*Challenge*: Repeat the material verbatim. Images are excluded from the copy.

*Stored data*:
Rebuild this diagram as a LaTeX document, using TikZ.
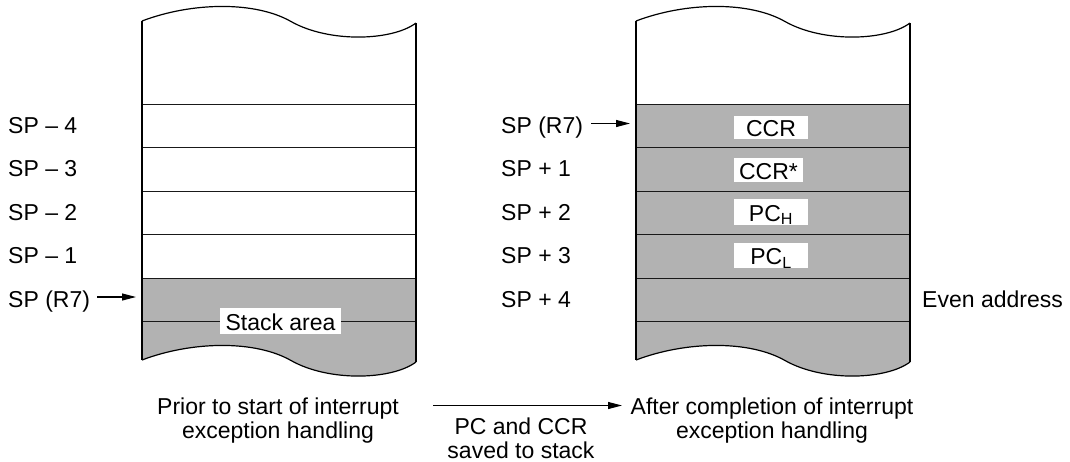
\documentclass[tikz,border=0pt]{standalone}
\usepackage{fontspec}
\setmainfont{Liberation Sans}
\usetikzlibrary{arrows.meta}
\definecolor{memfill}{gray}{0.70}
\newcommand\memwave[1]{(0,#1) .. controls (50,{#1-19}) and (113,{#1-20}) .. (149,{#1+0.5}) .. controls (187,{#1+22}) and (250,{#1+20}) .. (274,{#1+2})}
\newcommand\membox[1]{%
  \fill[memfill] (0,#1) -- \memwave{339} -- (274,#1) -- cycle;
  \foreach \yy in {83,126.5,170,213.5,257,300.5} \draw[rowline] (0,\yy) -- (274,\yy);
  \draw[memline] \memwave{0};
  \draw[memline] \memwave{339};
  \draw[memline] (0,0) -- (0,339);
  \draw[memline] (274,2) -- (274,341);
}
\tikzset{
  memline/.style={line width=1.2pt, draw=black},
  rowline/.style={line width=1pt, draw=black!90},
  lbl/.style={font=\fontsize{23}{22}\selectfont, inner sep=0pt, anchor=base west},
  ctr/.style={font=\fontsize{23}{22}\selectfont, inner sep=0pt, anchor=base},
  whitebox/.style={font=\fontsize{23}{22}\selectfont, fill=white, inner xsep=0pt, inner ysep=0pt, text height=18.5pt, text depth=0pt, minimum height=24pt},
  ptr/.style={line width=1.1pt, -{Triangle[length=14pt,width=7pt]}},
}
\begin{document}
\begin{tikzpicture}[x=1pt,y=-1pt]
\useasboundingbox (0,0) rectangle (1070,461);
% memory boxes
\begin{scope}[shift={(142,21)}]
  \membox{257}
\end{scope}
\begin{scope}[shift={(636,21)}]
  \membox{83}
\end{scope}
% left labels
\node[lbl] (lm4) at (8,133) {SP – 4};
\node[lbl] (lm3) at (8,176.5) {SP – 3};
\node[lbl] (lm2) at (8,220) {SP – 2};
\node[lbl] (lm1) at (8,263.5) {SP – 1};
\node[lbl] (lsp) at (8,307) {SP (R7)};
\coordinate (la1) at (97,297);
\coordinate (la2) at (136,297);
\draw[ptr] (la1) -- (la2);
% right labels
\node[lbl] (rsp) at (501,133) {SP (R7)};
\node[lbl] (rp1) at (501,176.5) {SP + 1};
\node[lbl] (rp2) at (501,220) {SP + 2};
\node[lbl] (rp3) at (501,263.5) {SP + 3};
\node[lbl] (rp4) at (501,307) {SP + 4};
\node[lbl] (even) at (922,307) {Even address};
\coordinate (ra1) at (591,123.5);
\coordinate (ra2) at (630,123.5);
\draw[ptr] (ra1) -- (ra2);
% white label boxes
\node[whitebox, minimum width=121pt, minimum height=26pt] (stack) at (280.5,321) {Stack area};
\node[whitebox, minimum width=74pt, minimum height=23pt] (ccr) at (771,127.5) {CCR};
\node[whitebox, minimum width=69pt] (ccrs) at (768.5,170) {CCR*};
\node[whitebox, minimum width=74pt, minimum height=26pt] (pch) at (771,212) {PC\textsubscript{H}};
\node[whitebox, minimum width=74pt, minimum height=25pt] (pcl) at (771,255.5) {PC\textsubscript{L}};
% bottom captions
\node[ctr] (pre1) at (278,414.5) {Prior to start of interrupt};
\node[ctr] (pre2) at (278,438.5) {exception handling};
\node[ctr] (mid1) at (521,434) {PC and CCR};
\node[ctr] (mid2) at (521,458) {saved to stack};
\node[ctr] (post1) at (772,414.5) {After completion of interrupt};
\node[ctr] (post2) at (772,438.5) {exception handling};
\coordinate (ba1) at (433,405.5);
\coordinate (ba2) at (622,405.5);
\draw[ptr] (ba1) -- (ba2);
\end{tikzpicture}
\end{document}
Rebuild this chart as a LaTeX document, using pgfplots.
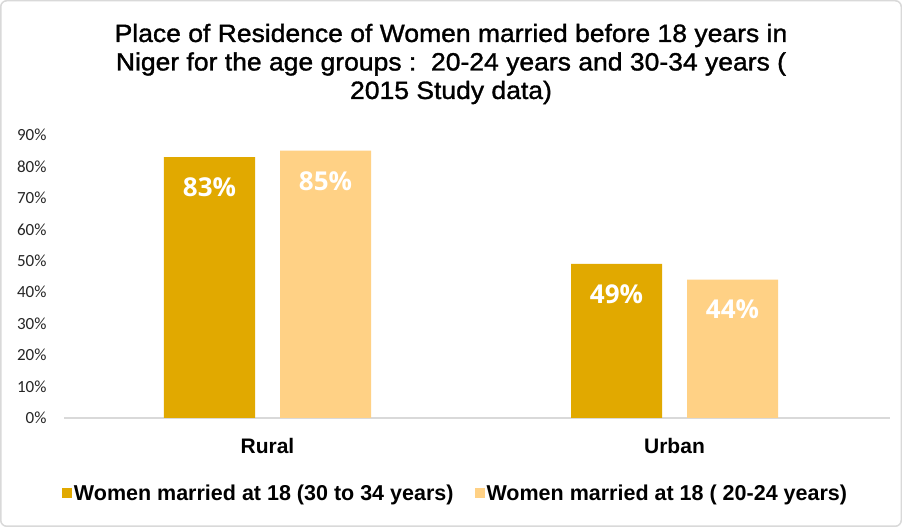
\documentclass[border=0pt]{standalone}
\usepackage{fontspec}
\setmainfont{Carlito}
\newfontfamily\titlefont[FakeBold=1.3, FakeStretch=1.06]{Liberation Sans}
\newfontfamily\headfont{Liberation Sans}
\newfontfamily\barfont{Open Sans}
\usepackage{pgfplots}
\pgfplotsset{compat=1.18}
\definecolor{darkgold}{HTML}{E1A900}
\definecolor{lightgold}{HTML}{FFD185}
\definecolor{framegray}{HTML}{D9D9D9}
\begin{document}
\begin{tikzpicture}[x=1pt,y=1pt]
  % frame of the chart
  \draw[framegray, line width=1.5pt, rounded corners=6pt, fill=white]
    (0.75,0.75) rectangle (901.25,526.25);
  \node[align=center, font=\titlefont\fontsize{25}{28.5}\selectfont] at (451,463)
    {Place of Residence of Women married before 18 years in\\
     Niger for the age groups :\ \ 20-24 years and 30-34 years (\\
     2015 Study data)};
  \begin{axis}[
      at={(64pt,109pt)}, anchor=south west,
      scale only axis, width=826pt, height=283pt,
      xmin=-0.5, xmax=1.5295,
      ymin=0, ymax=90,
      ybar, bar width=91pt,
      axis lines*=left,
      y axis line style={draw=none},
      x axis line style={framegray, line width=1.5pt},
      major tick length=0pt,
      xtick={0,1}, xticklabels={Rural,Urban},
      xticklabel style={font=\headfont\bfseries\fontsize{21}{24}\selectfont, yshift=-17pt},
      ytick={0,10,...,90},
      yticklabels={0\%,10\%,20\%,30\%,40\%,50\%,60\%,70\%,80\%,90\%},
      yticklabel style={font=\fontsize{17}{18}\selectfont, text=black!85, xshift=-14pt},
      nodes near coords={\pgfmathprintnumber[assume math mode=true]{\pgfplotspointmeta}\%},
      nodes near coords style={font=\barfont\bfseries\fontsize{26}{28}\selectfont,
        text=white, anchor=center, yshift=-30pt},
      legend columns=2,
      legend style={draw=none, fill=none, at={(0.474,-0.265)}, anchor=center,
        font=\headfont\bfseries\fontsize{21.5}{23}\selectfont,
        /tikz/every even column/.append style={column sep=19pt}},
      legend image code/.code={\fill[#1] (0pt,-5pt) rectangle (10pt,5pt);},
    ]
    \addplot[fill=darkgold, draw=none, bar shift=-58pt] coordinates {(0,83) (1,49)};
    \addlegendentry{Women married at 18 (30 to 34 years)}
    \addplot[fill=lightgold, draw=none, bar shift=58pt] coordinates {(0,85) (1,44)};
    \addlegendentry{Women married at 18 ( 20-24 years)}
  \end{axis}
\end{tikzpicture}
\end{document}
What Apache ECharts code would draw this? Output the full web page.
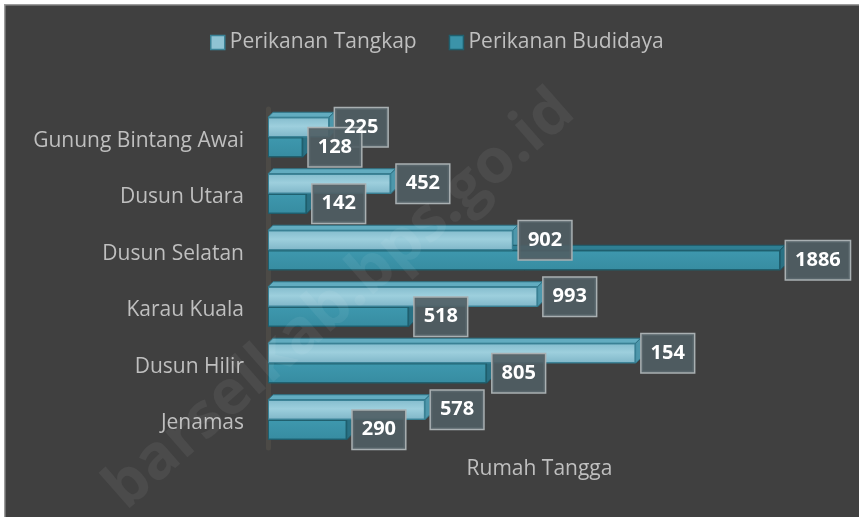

*Result for this exercise*:
Rebuild this diagram as a LaTeX document, using TikZ.
\documentclass[tikz,border=0pt]{standalone}
\usepackage{fontspec}
\setmainfont{Liberation Sans}
\usetikzlibrary{arrows.meta}
\definecolor{memfill}{gray}{0.70}
\newcommand\memwave[1]{(0,#1) .. controls (50,{#1-19}) and (113,{#1-20}) .. (149,{#1+0.5}) .. controls (187,{#1+22}) and (250,{#1+20}) .. (274,{#1+2})}
\newcommand\membox[1]{%
  \fill[memfill] (0,#1) -- \memwave{339} -- (274,#1) -- cycle;
  \foreach \yy in {83,126.5,170,213.5,257,300.5} \draw[rowline] (0,\yy) -- (274,\yy);
  \draw[memline] \memwave{0};
  \draw[memline] \memwave{339};
  \draw[memline] (0,0) -- (0,339);
  \draw[memline] (274,2) -- (274,341);
}
\tikzset{
  memline/.style={line width=1.2pt, draw=black},
  rowline/.style={line width=1pt, draw=black!90},
  lbl/.style={font=\fontsize{23}{22}\selectfont, inner sep=0pt, anchor=base west},
  ctr/.style={font=\fontsize{23}{22}\selectfont, inner sep=0pt, anchor=base},
  whitebox/.style={font=\fontsize{23}{22}\selectfont, fill=white, inner xsep=0pt, inner ysep=0pt, text height=18.5pt, text depth=0pt, minimum height=24pt},
  ptr/.style={line width=1.1pt, -{Triangle[length=14pt,width=7pt]}},
}
\begin{document}
\begin{tikzpicture}[x=1pt,y=-1pt]
\useasboundingbox (0,0) rectangle (1070,461);
% memory boxes
\begin{scope}[shift={(142,21)}]
  \membox{257}
\end{scope}
\begin{scope}[shift={(636,21)}]
  \membox{83}
\end{scope}
% left labels
\node[lbl] (lm4) at (8,133) {SP – 4};
\node[lbl] (lm3) at (8,176.5) {SP – 3};
\node[lbl] (lm2) at (8,220) {SP – 2};
\node[lbl] (lm1) at (8,263.5) {SP – 1};
\node[lbl] (lsp) at (8,307) {SP (R7)};
\coordinate (la1) at (97,297);
\coordinate (la2) at (136,297);
\draw[ptr] (la1) -- (la2);
% right labels
\node[lbl] (rsp) at (501,133) {SP (R7)};
\node[lbl] (rp1) at (501,176.5) {SP + 1};
\node[lbl] (rp2) at (501,220) {SP + 2};
\node[lbl] (rp3) at (501,263.5) {SP + 3};
\node[lbl] (rp4) at (501,307) {SP + 4};
\node[lbl] (even) at (922,307) {Even address};
\coordinate (ra1) at (591,123.5);
\coordinate (ra2) at (630,123.5);
\draw[ptr] (ra1) -- (ra2);
% white label boxes
\node[whitebox, minimum width=121pt, minimum height=26pt] (stack) at (280.5,321) {Stack area};
\node[whitebox, minimum width=74pt, minimum height=23pt] (ccr) at (771,127.5) {CCR};
\node[whitebox, minimum width=69pt] (ccrs) at (768.5,170) {CCR*};
\node[whitebox, minimum width=74pt, minimum height=26pt] (pch) at (771,212) {PC\textsubscript{H}};
\node[whitebox, minimum width=74pt, minimum height=25pt] (pcl) at (771,255.5) {PC\textsubscript{L}};
% bottom captions
\node[ctr] (pre1) at (278,414.5) {Prior to start of interrupt};
\node[ctr] (pre2) at (278,438.5) {exception handling};
\node[ctr] (mid1) at (521,434) {PC and CCR};
\node[ctr] (mid2) at (521,458) {saved to stack};
\node[ctr] (post1) at (772,414.5) {After completion of interrupt};
\node[ctr] (post2) at (772,438.5) {exception handling};
\coordinate (ba1) at (433,405.5);
\coordinate (ba2) at (622,405.5);
\draw[ptr] (ba1) -- (ba2);
\end{tikzpicture}
\end{document}
Rebuild this chart as a LaTeX document, using pgfplots.
\documentclass[border=0pt]{standalone}
\usepackage{fontspec}
\setmainfont{Carlito}
\newfontfamily\titlefont[FakeBold=1.3, FakeStretch=1.06]{Liberation Sans}
\newfontfamily\headfont{Liberation Sans}
\newfontfamily\barfont{Open Sans}
\usepackage{pgfplots}
\pgfplotsset{compat=1.18}
\definecolor{darkgold}{HTML}{E1A900}
\definecolor{lightgold}{HTML}{FFD185}
\definecolor{framegray}{HTML}{D9D9D9}
\begin{document}
\begin{tikzpicture}[x=1pt,y=1pt]
  % frame of the chart
  \draw[framegray, line width=1.5pt, rounded corners=6pt, fill=white]
    (0.75,0.75) rectangle (901.25,526.25);
  \node[align=center, font=\titlefont\fontsize{25}{28.5}\selectfont] at (451,463)
    {Place of Residence of Women married before 18 years in\\
     Niger for the age groups :\ \ 20-24 years and 30-34 years (\\
     2015 Study data)};
  \begin{axis}[
      at={(64pt,109pt)}, anchor=south west,
      scale only axis, width=826pt, height=283pt,
      xmin=-0.5, xmax=1.5295,
      ymin=0, ymax=90,
      ybar, bar width=91pt,
      axis lines*=left,
      y axis line style={draw=none},
      x axis line style={framegray, line width=1.5pt},
      major tick length=0pt,
      xtick={0,1}, xticklabels={Rural,Urban},
      xticklabel style={font=\headfont\bfseries\fontsize{21}{24}\selectfont, yshift=-17pt},
      ytick={0,10,...,90},
      yticklabels={0\%,10\%,20\%,30\%,40\%,50\%,60\%,70\%,80\%,90\%},
      yticklabel style={font=\fontsize{17}{18}\selectfont, text=black!85, xshift=-14pt},
      nodes near coords={\pgfmathprintnumber[assume math mode=true]{\pgfplotspointmeta}\%},
      nodes near coords style={font=\barfont\bfseries\fontsize{26}{28}\selectfont,
        text=white, anchor=center, yshift=-30pt},
      legend columns=2,
      legend style={draw=none, fill=none, at={(0.474,-0.265)}, anchor=center,
        font=\headfont\bfseries\fontsize{21.5}{23}\selectfont,
        /tikz/every even column/.append style={column sep=19pt}},
      legend image code/.code={\fill[#1] (0pt,-5pt) rectangle (10pt,5pt);},
    ]
    \addplot[fill=darkgold, draw=none, bar shift=-58pt] coordinates {(0,83) (1,49)};
    \addlegendentry{Women married at 18 (30 to 34 years)}
    \addplot[fill=lightgold, draw=none, bar shift=58pt] coordinates {(0,85) (1,44)};
    \addlegendentry{Women married at 18 ( 20-24 years)}
  \end{axis}
\end{tikzpicture}
\end{document}
What Apache ECharts code would draw this? Output the full web page.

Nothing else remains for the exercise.